## Task requirements
Determine how many lines contain the string "chart". Respond with that number and nothing more.

## Information shown

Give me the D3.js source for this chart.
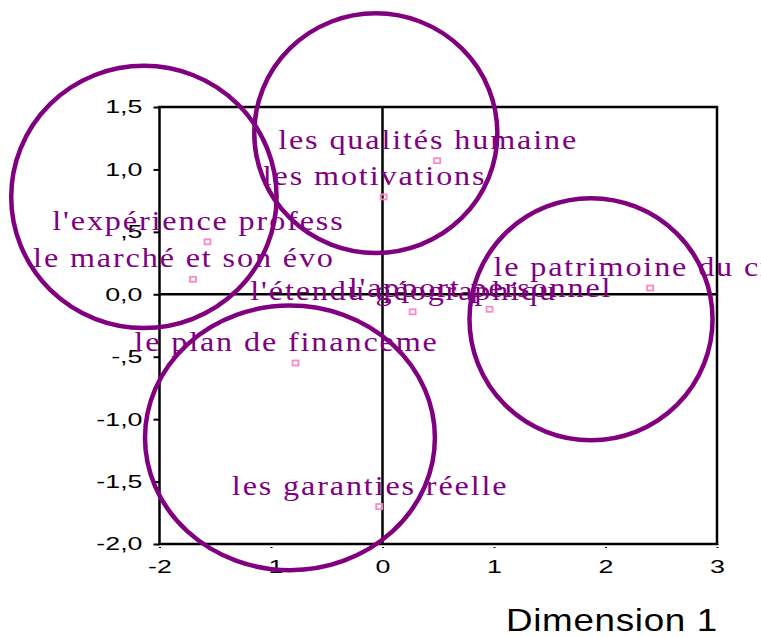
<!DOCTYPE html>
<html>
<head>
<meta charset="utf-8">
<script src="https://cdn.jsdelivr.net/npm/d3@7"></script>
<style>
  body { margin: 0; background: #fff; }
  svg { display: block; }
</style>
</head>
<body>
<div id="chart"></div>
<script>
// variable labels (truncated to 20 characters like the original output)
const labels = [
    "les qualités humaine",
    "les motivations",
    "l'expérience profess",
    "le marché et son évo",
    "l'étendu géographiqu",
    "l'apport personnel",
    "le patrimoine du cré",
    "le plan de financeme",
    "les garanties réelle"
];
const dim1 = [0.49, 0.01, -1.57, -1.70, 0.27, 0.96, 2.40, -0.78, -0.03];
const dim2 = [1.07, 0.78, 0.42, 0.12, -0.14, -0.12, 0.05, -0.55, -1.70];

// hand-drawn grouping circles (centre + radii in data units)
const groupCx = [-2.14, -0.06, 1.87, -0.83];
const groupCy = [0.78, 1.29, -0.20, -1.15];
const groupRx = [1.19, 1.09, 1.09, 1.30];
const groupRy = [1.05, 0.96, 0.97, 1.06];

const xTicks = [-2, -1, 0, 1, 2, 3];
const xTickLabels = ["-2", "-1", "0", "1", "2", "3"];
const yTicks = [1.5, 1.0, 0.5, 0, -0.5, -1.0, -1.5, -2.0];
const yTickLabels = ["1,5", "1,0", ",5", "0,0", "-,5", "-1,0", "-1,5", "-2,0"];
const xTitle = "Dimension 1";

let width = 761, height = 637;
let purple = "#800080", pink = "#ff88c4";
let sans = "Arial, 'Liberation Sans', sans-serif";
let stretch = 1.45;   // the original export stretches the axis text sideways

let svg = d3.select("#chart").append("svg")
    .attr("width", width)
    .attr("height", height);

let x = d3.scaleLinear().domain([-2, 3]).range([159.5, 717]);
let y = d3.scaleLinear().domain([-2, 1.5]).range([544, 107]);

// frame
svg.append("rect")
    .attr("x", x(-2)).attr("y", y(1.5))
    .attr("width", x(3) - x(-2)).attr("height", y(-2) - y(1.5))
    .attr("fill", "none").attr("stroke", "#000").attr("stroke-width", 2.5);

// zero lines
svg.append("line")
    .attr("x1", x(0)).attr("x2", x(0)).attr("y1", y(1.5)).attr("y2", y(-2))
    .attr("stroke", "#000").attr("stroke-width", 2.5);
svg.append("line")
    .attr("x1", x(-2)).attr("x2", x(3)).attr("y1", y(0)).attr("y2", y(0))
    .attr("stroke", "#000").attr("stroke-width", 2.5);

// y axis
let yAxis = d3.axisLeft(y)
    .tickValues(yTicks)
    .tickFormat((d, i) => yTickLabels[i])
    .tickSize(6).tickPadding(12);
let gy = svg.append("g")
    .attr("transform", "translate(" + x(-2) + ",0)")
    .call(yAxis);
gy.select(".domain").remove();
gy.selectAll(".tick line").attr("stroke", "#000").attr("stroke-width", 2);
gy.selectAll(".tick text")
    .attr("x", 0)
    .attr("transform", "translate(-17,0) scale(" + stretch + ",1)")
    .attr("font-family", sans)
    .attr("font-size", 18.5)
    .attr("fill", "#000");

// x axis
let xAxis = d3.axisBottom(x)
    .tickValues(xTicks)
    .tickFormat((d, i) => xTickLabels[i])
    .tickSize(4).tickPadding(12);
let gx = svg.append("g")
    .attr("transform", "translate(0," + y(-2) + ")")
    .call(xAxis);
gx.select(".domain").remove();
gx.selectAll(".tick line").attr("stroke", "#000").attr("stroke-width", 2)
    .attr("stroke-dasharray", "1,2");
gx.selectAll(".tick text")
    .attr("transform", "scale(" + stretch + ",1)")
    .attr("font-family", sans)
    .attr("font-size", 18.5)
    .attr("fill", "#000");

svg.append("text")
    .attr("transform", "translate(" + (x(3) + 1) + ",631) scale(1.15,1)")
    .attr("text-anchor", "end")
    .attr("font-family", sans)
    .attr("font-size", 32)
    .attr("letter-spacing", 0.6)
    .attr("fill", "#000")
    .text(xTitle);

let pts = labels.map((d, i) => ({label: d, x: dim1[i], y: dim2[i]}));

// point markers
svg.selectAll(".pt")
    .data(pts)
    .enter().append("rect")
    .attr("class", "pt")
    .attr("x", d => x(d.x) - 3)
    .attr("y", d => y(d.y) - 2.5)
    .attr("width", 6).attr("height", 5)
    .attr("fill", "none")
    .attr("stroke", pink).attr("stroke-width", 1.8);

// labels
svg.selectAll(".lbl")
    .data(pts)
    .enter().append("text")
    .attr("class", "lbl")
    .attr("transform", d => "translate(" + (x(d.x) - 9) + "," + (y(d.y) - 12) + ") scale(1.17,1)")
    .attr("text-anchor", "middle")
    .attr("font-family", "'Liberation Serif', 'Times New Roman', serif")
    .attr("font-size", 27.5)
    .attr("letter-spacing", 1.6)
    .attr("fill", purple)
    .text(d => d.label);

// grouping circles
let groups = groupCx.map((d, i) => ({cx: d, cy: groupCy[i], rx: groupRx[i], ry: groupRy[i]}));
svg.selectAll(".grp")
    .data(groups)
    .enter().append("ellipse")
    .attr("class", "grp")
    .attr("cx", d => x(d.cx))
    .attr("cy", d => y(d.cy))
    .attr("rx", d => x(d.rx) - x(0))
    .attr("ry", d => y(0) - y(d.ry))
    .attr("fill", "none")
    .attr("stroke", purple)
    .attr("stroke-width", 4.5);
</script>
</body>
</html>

## Full response
3